Saturday, 3 September 2011

Survival?

That Ray Mears has a lot to answer for. Jane and I were in a particularly sunny mood yesterday - well, it was sunny and hot of course, which helped. But it was just one of those times when we felt intensely fond of each other. However, you don't want to know about that, I'm sure. Suffice it to say, we decided to drop everything and go out for a picnic.

There's an area of woodland not far from here which we enjoy. It's quite wheelchair-friendly, with a large picnic area cleared in the middle. Not surprisingly, being the end of the holidays, there were a lot of families there too - which was fine. Fine, children out enjoying the fresh air, and making noise, as children do.

We found a picnic table in the partial shade. Three mums were nearby with multifarious offspring. One chap I noticed, say about 8 or 9, was on his own. He had a camouflage bush-hat and camouflage crop trousers on and a grey t-shirt. He seemed to minding his own business, idly bending over a sapling. Then he started to try tearing off its side shoots. His younger brother, as is their wont, drew his mother's attention to this. "Don't do that, Raymond!" (not his real name) she called out, before returning to her conversation. He stopped, for a while, and then resumed his activity. Despite one more maternal intervention, he eventually succeeded in completely stripping the young tree and bending it right over to touch the ground. I'm not sure what he was making in his imagination, whether it was the beginnings of a shelter or an animal trap. He certainly left behind him a pile of leafy branches and one sapling which will never survive to become a tree. Ironically Ray Mears styles himself as a wilderness bushcraft and survival expert - and has become popular through his tv series, World of Survival and Extreme Survival. They are quite educational and fun to watch.
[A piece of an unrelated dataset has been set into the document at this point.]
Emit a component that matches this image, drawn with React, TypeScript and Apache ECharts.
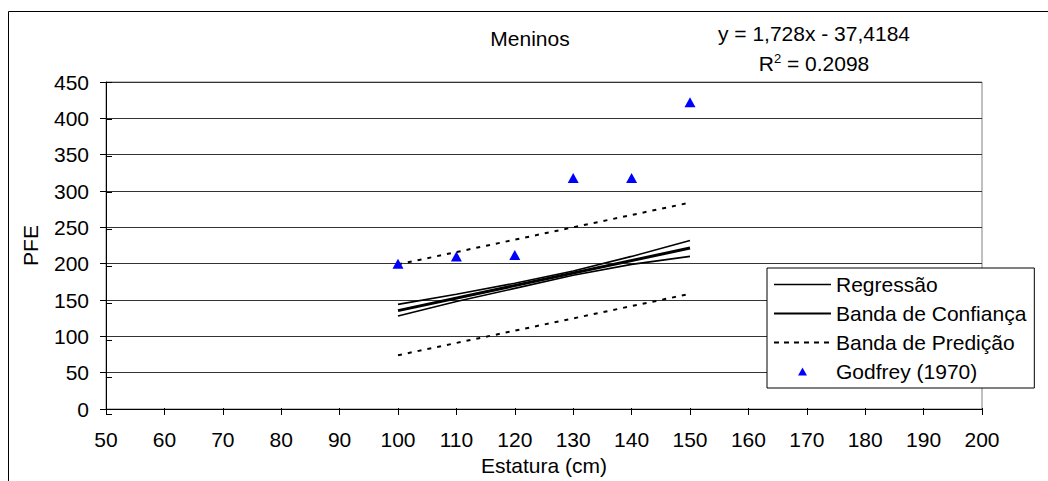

However it struck me that young "Raymond" needed a bit more guidance on how to apply his hero's lessons in the real world; and then it struck me that probably there are very few lessons for the real world to be drawn from Mears' programmes. After all, the principle, "You don't need equipment, you need knowledge to survive in the wild", will probably, barring a freak accident or disaster, be of little use to his viewers. Like most tv, like ex-commando Bear Gryll's programmes, Mears basically provides watchable entertainment.

But if my assumption is right (and it may well not be) that young "Raymond" was influenced by what he'd seen of big Ray - the way he dressed and the sort of things he does on screen - then the uncomfortable question occurs, how else does what they see on television influence children's behaviour? I'm sure I'll be told there's no statistical correlation to prove it, but observation of little "Raymond" and actually of big adults like me suggests a significant influence. (Otherwise tv advertising would not be the big business that it is.)

 I suspect, nevertheless, that it will take more than the efforts of my young friend to dent the beauty of these shared open spaces. And, to be fair, I suspect that Mr Mears has done more to open eyes to the wonders of the natural world than to encourage incipient vandals! Certainly as Jane pushed me round the track that circles through the common, we saw a world of infinite variety, charged with the grandeur of God - which even my new camera couldn't do justice to!